A
Journeyman is a
skilled tradesman who knows his job. A person whom you provide the
blueprint needed parts and
tools and the job will get done. And done right. The name comes from
medieval times, when workmen travelled from project to project. I can imagine some skilled
masons talking about a fire in
Amiens and how a new
cathedral would be built on that site, possibly one of those new
Gothic buildings popularized by
Abbot Sugar. And then they would journey to where the work was.

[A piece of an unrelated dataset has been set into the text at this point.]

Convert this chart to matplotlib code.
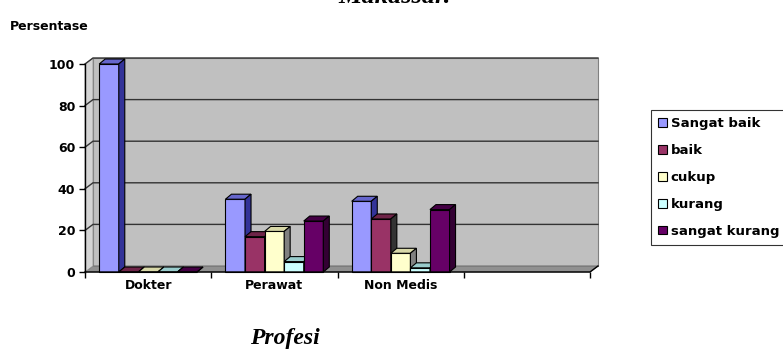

Amiens Cathedral took centuries to build. Today a couple years is a big project. But journeymen still journeys. When I began my apprenticeship my employer explained that "in the trades you are always working yourself out of a job." This isn't the Winchester Mystery House where the purpose was to keep building. You finish, you leave and head for the next job.
As a green apprentice the journeymen seemed impossibly skilled. They would take a pipe and bend it in impossible shapes. There was so much to learn, so many different parts and pieces. There was the National Electric Code. Dealing with building inspectors who are friendly enough when they think you're doing good work. Contactors and motor starters controlled macinery located everywhere.

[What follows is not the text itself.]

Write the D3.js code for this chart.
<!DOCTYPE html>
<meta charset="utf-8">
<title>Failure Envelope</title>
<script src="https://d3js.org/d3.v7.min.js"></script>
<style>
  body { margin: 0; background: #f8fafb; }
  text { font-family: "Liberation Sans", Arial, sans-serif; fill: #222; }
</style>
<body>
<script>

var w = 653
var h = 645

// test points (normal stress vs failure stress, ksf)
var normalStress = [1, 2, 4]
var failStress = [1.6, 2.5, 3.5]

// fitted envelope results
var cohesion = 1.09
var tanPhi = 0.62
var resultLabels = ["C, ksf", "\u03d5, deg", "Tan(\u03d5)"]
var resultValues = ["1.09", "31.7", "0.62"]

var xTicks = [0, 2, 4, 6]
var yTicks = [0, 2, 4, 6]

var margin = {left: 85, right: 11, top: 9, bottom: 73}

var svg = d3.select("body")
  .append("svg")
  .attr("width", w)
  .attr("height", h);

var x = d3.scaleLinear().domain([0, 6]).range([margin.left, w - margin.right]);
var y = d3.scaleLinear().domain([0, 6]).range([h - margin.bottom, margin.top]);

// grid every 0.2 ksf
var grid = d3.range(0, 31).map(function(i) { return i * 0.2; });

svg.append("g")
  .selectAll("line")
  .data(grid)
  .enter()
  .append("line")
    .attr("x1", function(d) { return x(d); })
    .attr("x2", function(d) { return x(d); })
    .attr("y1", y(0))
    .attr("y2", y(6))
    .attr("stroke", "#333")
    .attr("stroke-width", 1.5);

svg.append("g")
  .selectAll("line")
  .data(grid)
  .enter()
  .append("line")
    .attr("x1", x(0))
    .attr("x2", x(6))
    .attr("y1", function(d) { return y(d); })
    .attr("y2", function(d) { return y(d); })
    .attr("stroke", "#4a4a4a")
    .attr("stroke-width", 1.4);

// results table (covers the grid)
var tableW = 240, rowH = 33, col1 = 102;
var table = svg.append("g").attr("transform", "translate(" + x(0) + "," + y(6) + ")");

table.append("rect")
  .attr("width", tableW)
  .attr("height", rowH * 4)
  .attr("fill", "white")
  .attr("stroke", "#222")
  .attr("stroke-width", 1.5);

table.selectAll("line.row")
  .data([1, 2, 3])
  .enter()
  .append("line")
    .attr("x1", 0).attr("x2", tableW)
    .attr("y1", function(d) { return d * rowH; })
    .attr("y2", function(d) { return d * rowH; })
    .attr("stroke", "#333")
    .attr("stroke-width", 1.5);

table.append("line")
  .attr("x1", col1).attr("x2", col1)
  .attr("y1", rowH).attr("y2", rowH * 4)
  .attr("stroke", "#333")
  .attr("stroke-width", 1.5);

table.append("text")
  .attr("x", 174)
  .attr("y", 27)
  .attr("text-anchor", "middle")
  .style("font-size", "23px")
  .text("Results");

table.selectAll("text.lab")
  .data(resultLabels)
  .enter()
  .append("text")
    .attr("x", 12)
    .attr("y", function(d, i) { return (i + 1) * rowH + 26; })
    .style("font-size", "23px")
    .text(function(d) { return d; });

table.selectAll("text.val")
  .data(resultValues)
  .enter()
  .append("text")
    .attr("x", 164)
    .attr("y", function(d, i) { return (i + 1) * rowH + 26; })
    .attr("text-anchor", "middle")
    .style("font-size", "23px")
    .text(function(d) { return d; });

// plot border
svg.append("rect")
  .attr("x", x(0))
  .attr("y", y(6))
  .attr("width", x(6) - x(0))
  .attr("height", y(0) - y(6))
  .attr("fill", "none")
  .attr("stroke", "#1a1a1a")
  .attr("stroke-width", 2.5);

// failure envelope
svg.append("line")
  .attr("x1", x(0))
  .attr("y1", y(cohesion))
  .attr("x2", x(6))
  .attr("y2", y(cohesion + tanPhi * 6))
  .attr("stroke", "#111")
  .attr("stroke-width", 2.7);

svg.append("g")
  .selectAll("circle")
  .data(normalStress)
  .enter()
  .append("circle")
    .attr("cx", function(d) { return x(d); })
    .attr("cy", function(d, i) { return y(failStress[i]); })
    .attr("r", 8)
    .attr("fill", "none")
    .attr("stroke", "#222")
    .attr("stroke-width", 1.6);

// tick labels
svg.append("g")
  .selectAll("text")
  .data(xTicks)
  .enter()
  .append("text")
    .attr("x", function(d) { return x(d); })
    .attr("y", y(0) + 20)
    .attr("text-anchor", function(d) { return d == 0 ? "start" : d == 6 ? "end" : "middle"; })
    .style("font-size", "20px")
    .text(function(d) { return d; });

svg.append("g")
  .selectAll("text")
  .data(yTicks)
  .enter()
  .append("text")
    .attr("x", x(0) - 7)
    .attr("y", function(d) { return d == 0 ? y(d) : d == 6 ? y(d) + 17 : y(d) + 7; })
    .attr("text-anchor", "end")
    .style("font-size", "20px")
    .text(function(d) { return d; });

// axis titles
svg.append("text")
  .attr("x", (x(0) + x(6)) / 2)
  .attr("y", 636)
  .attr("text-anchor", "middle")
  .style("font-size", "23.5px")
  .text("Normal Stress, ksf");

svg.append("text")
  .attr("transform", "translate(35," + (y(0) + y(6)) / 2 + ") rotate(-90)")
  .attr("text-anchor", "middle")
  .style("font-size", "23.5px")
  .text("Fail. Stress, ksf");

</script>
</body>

As a former academic I was far more skilled with libraries than tools. My body was soft, skin tender. I remember struggling to carry a 4x8' plywood sheet. But as I worked I learned, as I went to class I learned. My body grew strong, and my hands covered with callouses. I won an apprenticeship contest during my final year and was sent to compete in a national competition. I didn't win, and even when I graduated I really didn't feel like a journeyman, not the truly skilled men I began with.
Then a few weeks ago we had to move a few thousand feet of pipe. There was me and a few green apprentices. I sent one out to get the truck, and when it arrived we started loading.
I watched them as I worked, struggling to grab each bundle of pipe, looking so unsure of where they were. I knew to stick my fingers in the openings to pop them up to grab, and though I am old enough to be these boys fathers, I outworked any three of them. And I barked out instructions, showing them how I worked. Today it is my pipe that arches across obstructions to land at its destination, perfectly plumb and level. Today I spent lunch teaching apprentice Molly about Class A circuits for a fire alarm system.
I watched those apprentices looking at me, like I once admired Rich, Forde and Dave, trying to master the things they had to teach. And I realized that I am, at last, a journeyman.